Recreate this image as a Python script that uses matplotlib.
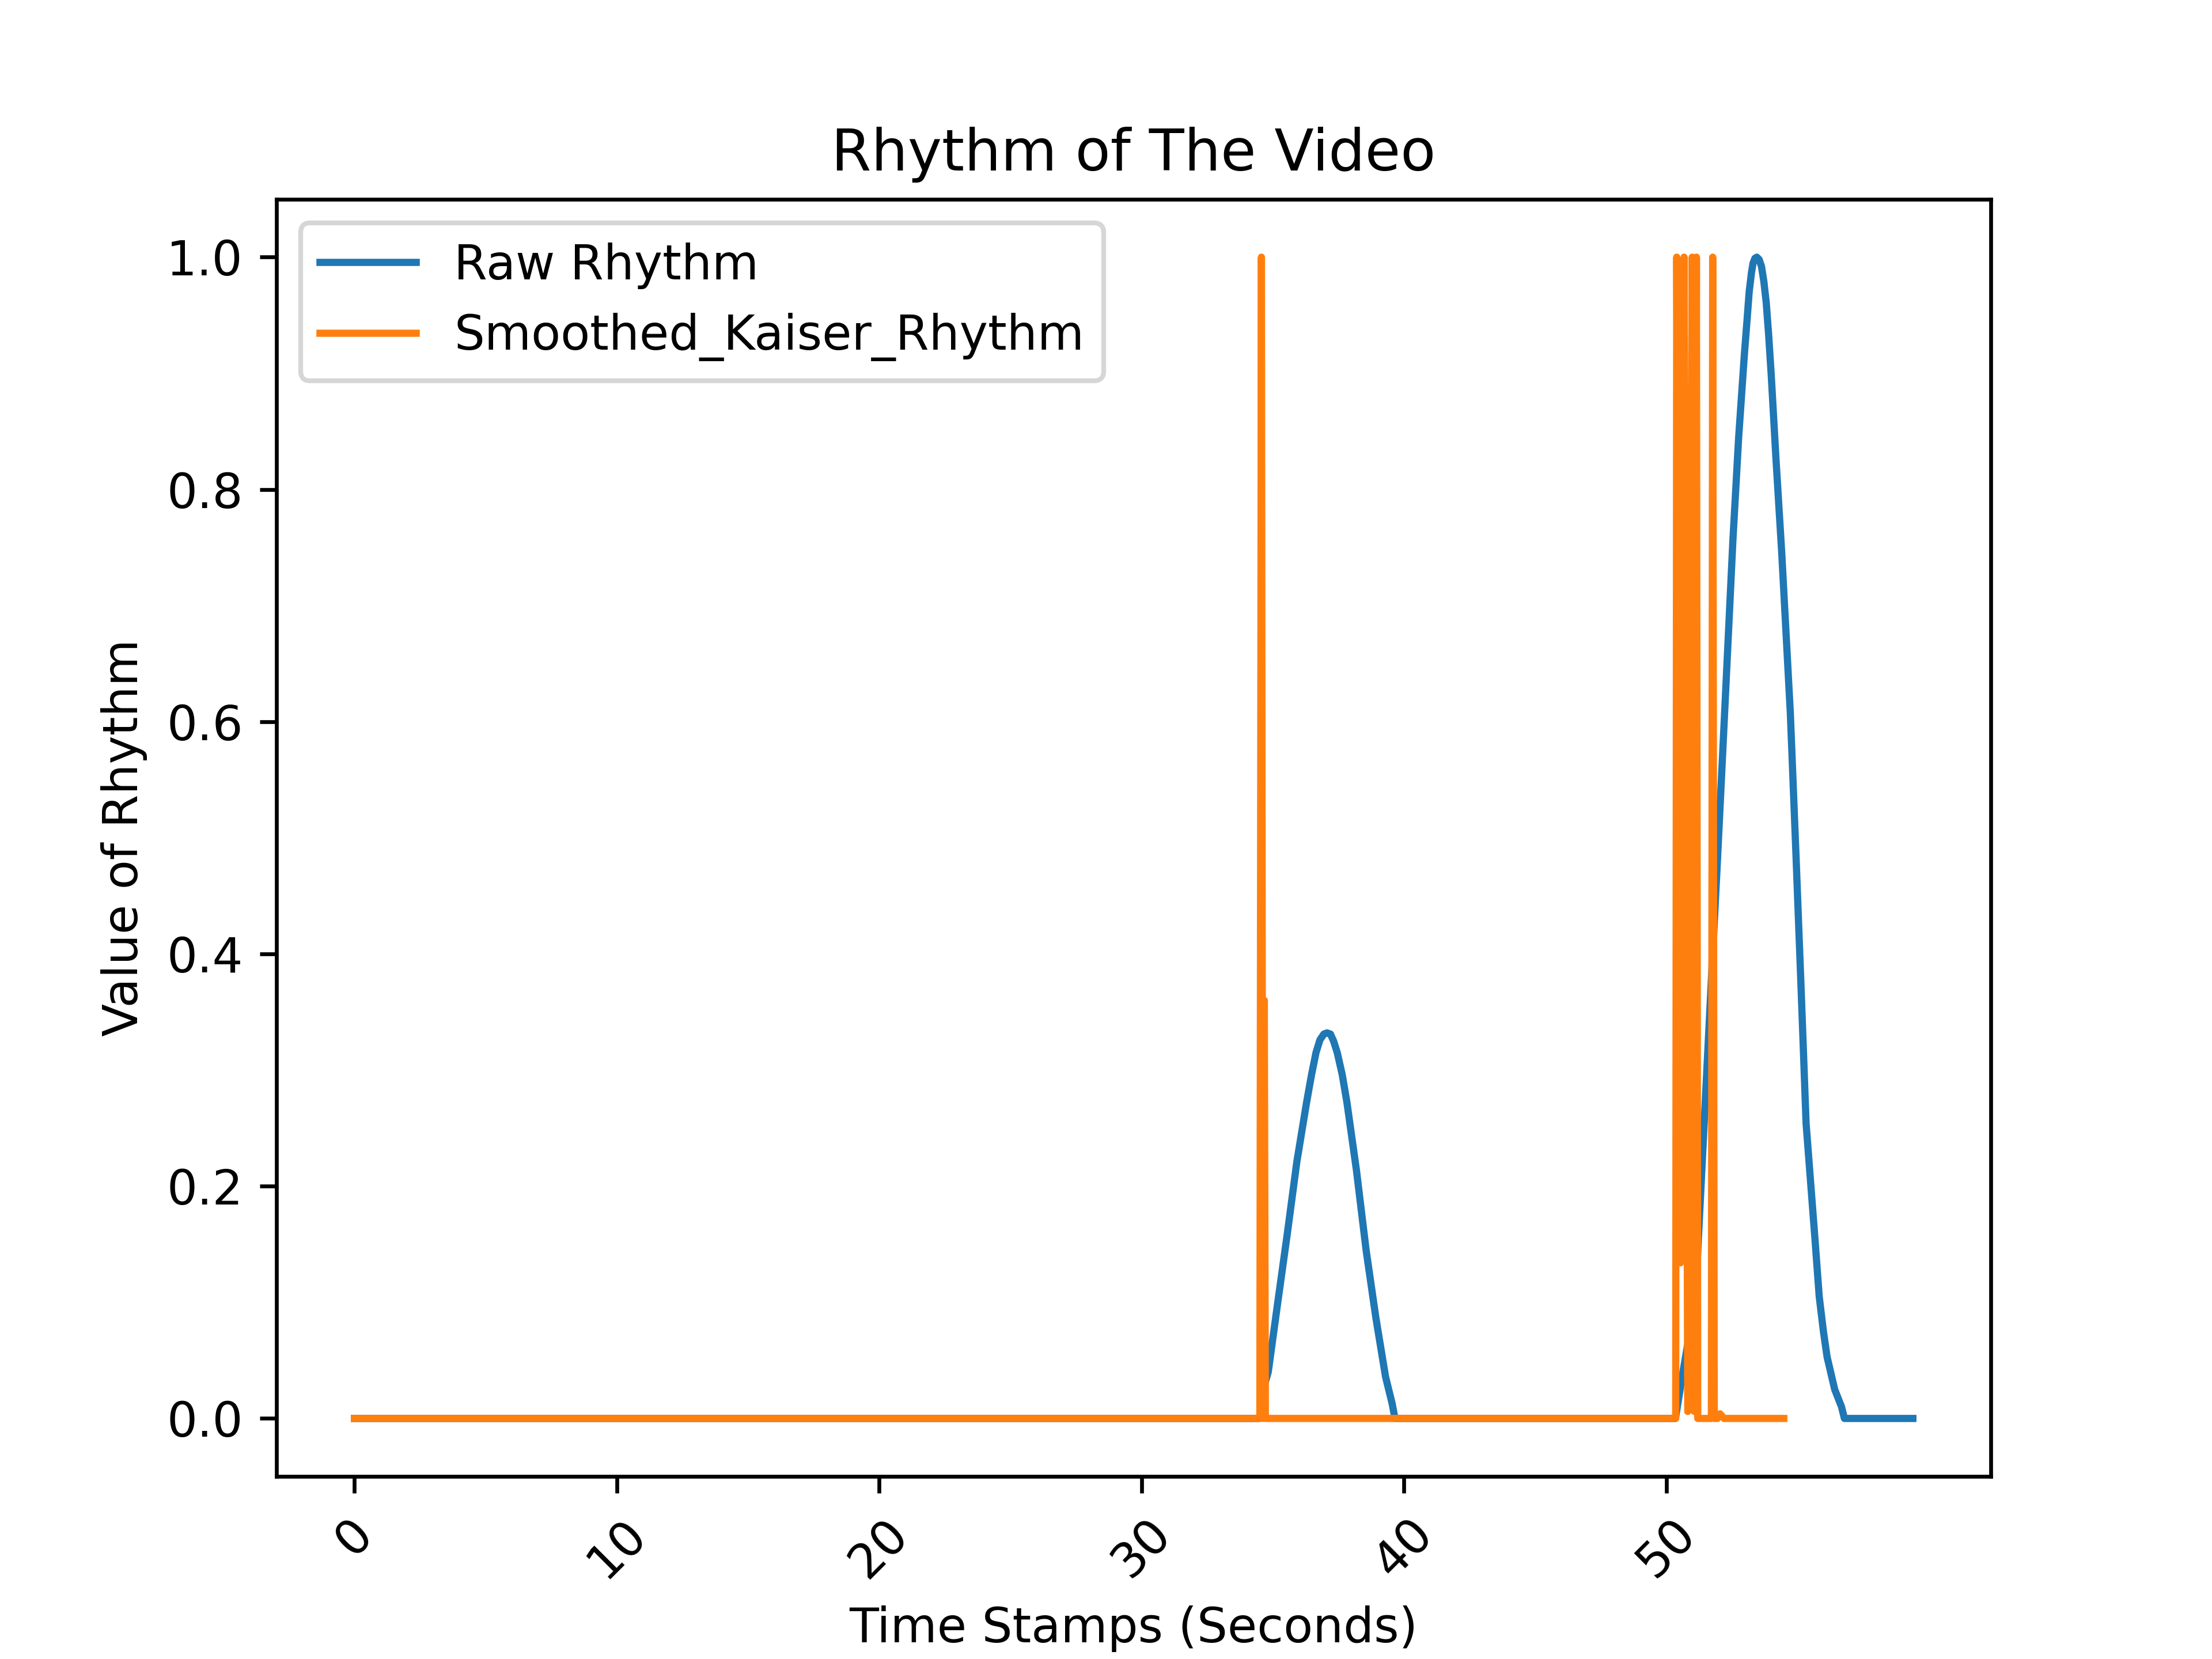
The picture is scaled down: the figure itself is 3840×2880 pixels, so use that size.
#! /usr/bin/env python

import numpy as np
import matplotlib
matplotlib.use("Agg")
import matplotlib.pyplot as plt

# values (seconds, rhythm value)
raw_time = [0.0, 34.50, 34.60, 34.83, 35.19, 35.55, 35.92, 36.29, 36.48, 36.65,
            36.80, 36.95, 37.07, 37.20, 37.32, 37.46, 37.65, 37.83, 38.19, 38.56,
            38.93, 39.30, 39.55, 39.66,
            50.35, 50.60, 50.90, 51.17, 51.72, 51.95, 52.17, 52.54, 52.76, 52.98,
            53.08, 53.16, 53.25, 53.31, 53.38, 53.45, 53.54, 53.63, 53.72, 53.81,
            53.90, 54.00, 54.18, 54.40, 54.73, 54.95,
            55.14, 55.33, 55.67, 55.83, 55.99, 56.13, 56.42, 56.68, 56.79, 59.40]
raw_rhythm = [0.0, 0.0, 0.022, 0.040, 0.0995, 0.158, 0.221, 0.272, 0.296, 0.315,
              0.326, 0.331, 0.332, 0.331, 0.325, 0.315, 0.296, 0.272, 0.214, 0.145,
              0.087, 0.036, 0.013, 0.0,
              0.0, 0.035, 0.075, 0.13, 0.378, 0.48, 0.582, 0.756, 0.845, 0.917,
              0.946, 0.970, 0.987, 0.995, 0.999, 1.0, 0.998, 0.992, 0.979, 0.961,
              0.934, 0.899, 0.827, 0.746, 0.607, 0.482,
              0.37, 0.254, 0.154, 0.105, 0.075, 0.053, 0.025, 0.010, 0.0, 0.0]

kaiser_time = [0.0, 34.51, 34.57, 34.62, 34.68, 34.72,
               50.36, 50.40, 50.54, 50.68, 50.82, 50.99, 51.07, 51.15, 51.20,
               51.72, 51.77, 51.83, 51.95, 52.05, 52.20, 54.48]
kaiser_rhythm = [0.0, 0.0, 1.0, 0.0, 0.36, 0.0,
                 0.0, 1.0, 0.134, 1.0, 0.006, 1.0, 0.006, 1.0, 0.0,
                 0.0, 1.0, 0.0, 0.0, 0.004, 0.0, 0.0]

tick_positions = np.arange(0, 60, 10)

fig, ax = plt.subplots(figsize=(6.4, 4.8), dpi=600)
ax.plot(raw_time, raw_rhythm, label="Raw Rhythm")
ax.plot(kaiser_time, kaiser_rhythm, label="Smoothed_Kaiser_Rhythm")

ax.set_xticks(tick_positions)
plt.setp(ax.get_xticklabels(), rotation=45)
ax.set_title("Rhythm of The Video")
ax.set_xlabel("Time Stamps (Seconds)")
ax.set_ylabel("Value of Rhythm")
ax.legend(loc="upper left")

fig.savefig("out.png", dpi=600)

▶ SHORT EXERCISE
Leave out the pictures and print every line of the data exactly.

▶ OUTPUT OF THE TASK
Recreate this image as a Python script that uses matplotlib.
The picture is scaled down: the figure itself is 3840×2880 pixels, so use that size.
#! /usr/bin/env python

import numpy as np
import matplotlib
matplotlib.use("Agg")
import matplotlib.pyplot as plt

# values (seconds, rhythm value)
raw_time = [0.0, 34.50, 34.60, 34.83, 35.19, 35.55, 35.92, 36.29, 36.48, 36.65,
            36.80, 36.95, 37.07, 37.20, 37.32, 37.46, 37.65, 37.83, 38.19, 38.56,
            38.93, 39.30, 39.55, 39.66,
            50.35, 50.60, 50.90, 51.17, 51.72, 51.95, 52.17, 52.54, 52.76, 52.98,
            53.08, 53.16, 53.25, 53.31, 53.38, 53.45, 53.54, 53.63, 53.72, 53.81,
            53.90, 54.00, 54.18, 54.40, 54.73, 54.95,
            55.14, 55.33, 55.67, 55.83, 55.99, 56.13, 56.42, 56.68, 56.79, 59.40]
raw_rhythm = [0.0, 0.0, 0.022, 0.040, 0.0995, 0.158, 0.221, 0.272, 0.296, 0.315,
              0.326, 0.331, 0.332, 0.331, 0.325, 0.315, 0.296, 0.272, 0.214, 0.145,
              0.087, 0.036, 0.013, 0.0,
              0.0, 0.035, 0.075, 0.13, 0.378, 0.48, 0.582, 0.756, 0.845, 0.917,
              0.946, 0.970, 0.987, 0.995, 0.999, 1.0, 0.998, 0.992, 0.979, 0.961,
              0.934, 0.899, 0.827, 0.746, 0.607, 0.482,
              0.37, 0.254, 0.154, 0.105, 0.075, 0.053, 0.025, 0.010, 0.0, 0.0]

kaiser_time = [0.0, 34.51, 34.57, 34.62, 34.68, 34.72,
               50.36, 50.40, 50.54, 50.68, 50.82, 50.99, 51.07, 51.15, 51.20,
               51.72, 51.77, 51.83, 51.95, 52.05, 52.20, 54.48]
kaiser_rhythm = [0.0, 0.0, 1.0, 0.0, 0.36, 0.0,
                 0.0, 1.0, 0.134, 1.0, 0.006, 1.0, 0.006, 1.0, 0.0,
                 0.0, 1.0, 0.0, 0.0, 0.004, 0.0, 0.0]

tick_positions = np.arange(0, 60, 10)

fig, ax = plt.subplots(figsize=(6.4, 4.8), dpi=600)
ax.plot(raw_time, raw_rhythm, label="Raw Rhythm")
ax.plot(kaiser_time, kaiser_rhythm, label="Smoothed_Kaiser_Rhythm")

ax.set_xticks(tick_positions)
plt.setp(ax.get_xticklabels(), rotation=45)
ax.set_title("Rhythm of The Video")
ax.set_xlabel("Time Stamps (Seconds)")
ax.set_ylabel("Value of Rhythm")
ax.legend(loc="upper left")

fig.savefig("out.png", dpi=600)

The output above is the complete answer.